The San Diego County Employees Retirement Association board, which oversees pensions for about 37,000 members, had overwhelmingly approved the outsourcing model just two weeks ago (see SDCERA Votes to Outsource Investment Oversight).      

The Union-Tribune report noted that board member and county Supervisor Dianne Jacob asked for an evaluation of the system’s staffing needs so an internal model could be considered along with bids from outside firms.  “With our current investment staff, we’ve done pretty well,” Jacob said, according to the report. “A billion dollars in returns over the last eight months … I think the evidence speaks for itself.”      

Bidder Interest?

However, some board directors questioned the level of bidder interest because the county already has outsourced its top investment position.  The Union-Tribune noted that board member Loretta Morris said another option is to fire Partridge, who helped craft the outsourcing proposal.

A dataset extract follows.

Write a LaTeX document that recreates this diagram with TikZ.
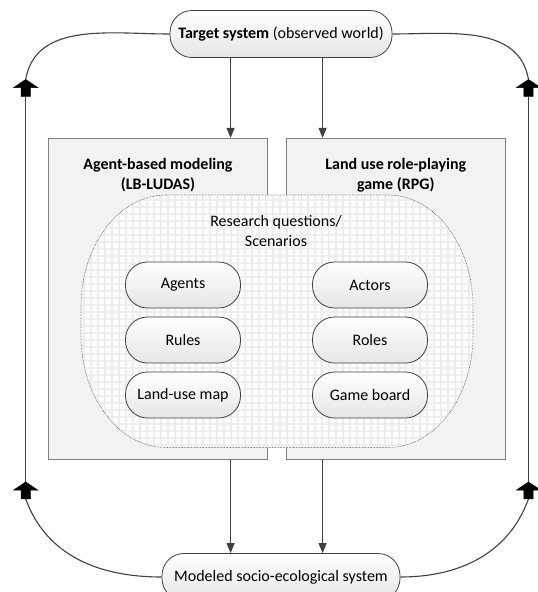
\documentclass[tikz,border=0pt]{standalone}
\usepackage{fontspec}
\setmainfont{Carlito}
\usetikzlibrary{arrows.meta, shapes.arrows, patterns.meta}

\begin{document}
\begin{tikzpicture}[x=1pt, y=-1pt, node distance=55pt,
        font=\fontsize{16}{20}\selectfont,
        pill/.style={draw=black!75, line width=0.8pt, rounded corners=22pt,
            top color=white, bottom color=black!10,
            minimum width=115pt, minimum height=46pt},
        tgt/.style={pill, minimum height=47pt},
        box/.style={draw=black!50, line width=0.8pt, fill=black!5,
            minimum width=219.5pt, minimum height=321.5pt},
        title/.style={align=center, font=\fontsize{16}{20}\selectfont\bfseries},
        flow/.style={draw=black!75, line width=1.1pt, -{Triangle[length=10pt,width=8pt]}},
        side/.style={draw=black!75, line width=1.1pt},
        blk/.style={single arrow, fill=black, draw=black, line width=0.4pt,
            shape border rotate=90, minimum height=17pt, inner sep=4.5pt,
            single arrow head extend=7.5pt, single arrow tip angle=112, outer sep=0pt}]
        \useasboundingbox (0,0) rectangle (538,592);
        % boxes of the two models
        \node[box] (abm) at (158,299)   {};
        \node[box] (rpg) at (395.8,299) {};
        \node[title] (abmt) at (158,175)   {Agent-based modeling\\(LB-LUDAS)};
        \node[title] (rpgt) at (395.8,175) {Land use role-playing\\game (RPG)};
        % shared part
        \draw[draw=black!70, line width=0.6pt, dash pattern=on 0.6pt off 0.9pt,
            preaction={fill=white},
            preaction={pattern={Lines[angle=0,distance=7pt,line width=2pt]}, pattern color=black!7},
            preaction={pattern={Lines[angle=90,distance=7pt,line width=2pt]}, pattern color=black!7}]
            (166,195) -- (388,195) arc[start angle=-90, end angle=0, x radius=85, y radius=112]
            -- (473,335.5) arc[start angle=0, end angle=90, x radius=85, y radius=112]
            -- (166,447.5) arc[start angle=90, end angle=180, x radius=85, y radius=112]
            -- (81,307) arc[start angle=180, end angle=270, x radius=85, y radius=112] -- cycle;
        \node[align=center] (rq) at (276,231) {Research questions/\\Scenarios};
        \node[pill] (agents) at (183,285)  {Agents};
        \node[pill] (rules)  [below of=agents] {Rules};
        \node[pill] (lmap)   [below of=rules]  {Land-use map};
        \node[pill] (actors) at (370,285)  {Actors};
        \node[pill] (roles)  [below of=actors] {Roles};
        \node[pill] (board)  [below of=roles]  {Game board};
        % systems
        \node[tgt, minimum width=222pt] (target)  at (281,34)  {\textbf{Target system} (observed world)};
        \node[tgt, minimum width=238pt] (modeled) at (281,577) {Modeled socio-ecological system};
        % feedback arrows
        \node[blk] (ltop) at (25.7,89.5)  {};
        \node[blk] (lbot) at (25.7,492)   {};
        \node[blk] (rtop) at (528.5,89.5) {};
        \node[blk] (rbot) at (528.5,492)  {};
        \coordinate (la) at (230.6,0);
        \coordinate (ra) at (322.6,0);
        \draw[flow] (target.south -| la) -- (abm.north -| la);
        \draw[flow] (target.south -| ra) -- (rpg.north -| ra);
        \draw[flow] (abm.south -| la)    -- (modeled.north -| la);
        \draw[flow] (rpg.south -| ra)    -- (modeled.north -| ra);
        \draw[side] (ltop.tail) -- (lbot.tip);
        \draw[side] (rtop.tail) -- (rbot.tip);
        \draw[side] (ltop.tip) to[out=80, in=180] (target.west);
        \draw[side] (rtop.tip) to[out=100, in=0] (target.east);
        \draw[side] (modeled.west) to[out=180, in=-70] (lbot.tail);
        \draw[side] (modeled.east) to[out=0, in=-110] (rbot.tail);
    \end{tikzpicture}
\end{document}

According to the report, Partridge received a retainer of almost $350,000, initial advisory fees of $535,500 and incentives that could double that (see San Diego County Approves $1.4M Comp Plan for Outside Investment Consultant).  Under the original proposal, Partridge’s firm, Integrity Capital, would have absorbed the county’s existing eight-member investment staff and charged a fee to oversee the county’s $7.3 billion portfolio.      

Questions about a potential conflict of interest prompted the board to open the bidding to other companies. Board members said the outsourcing model would help them recruit investment specialists who have been deterred by salary caps set by county ordinance.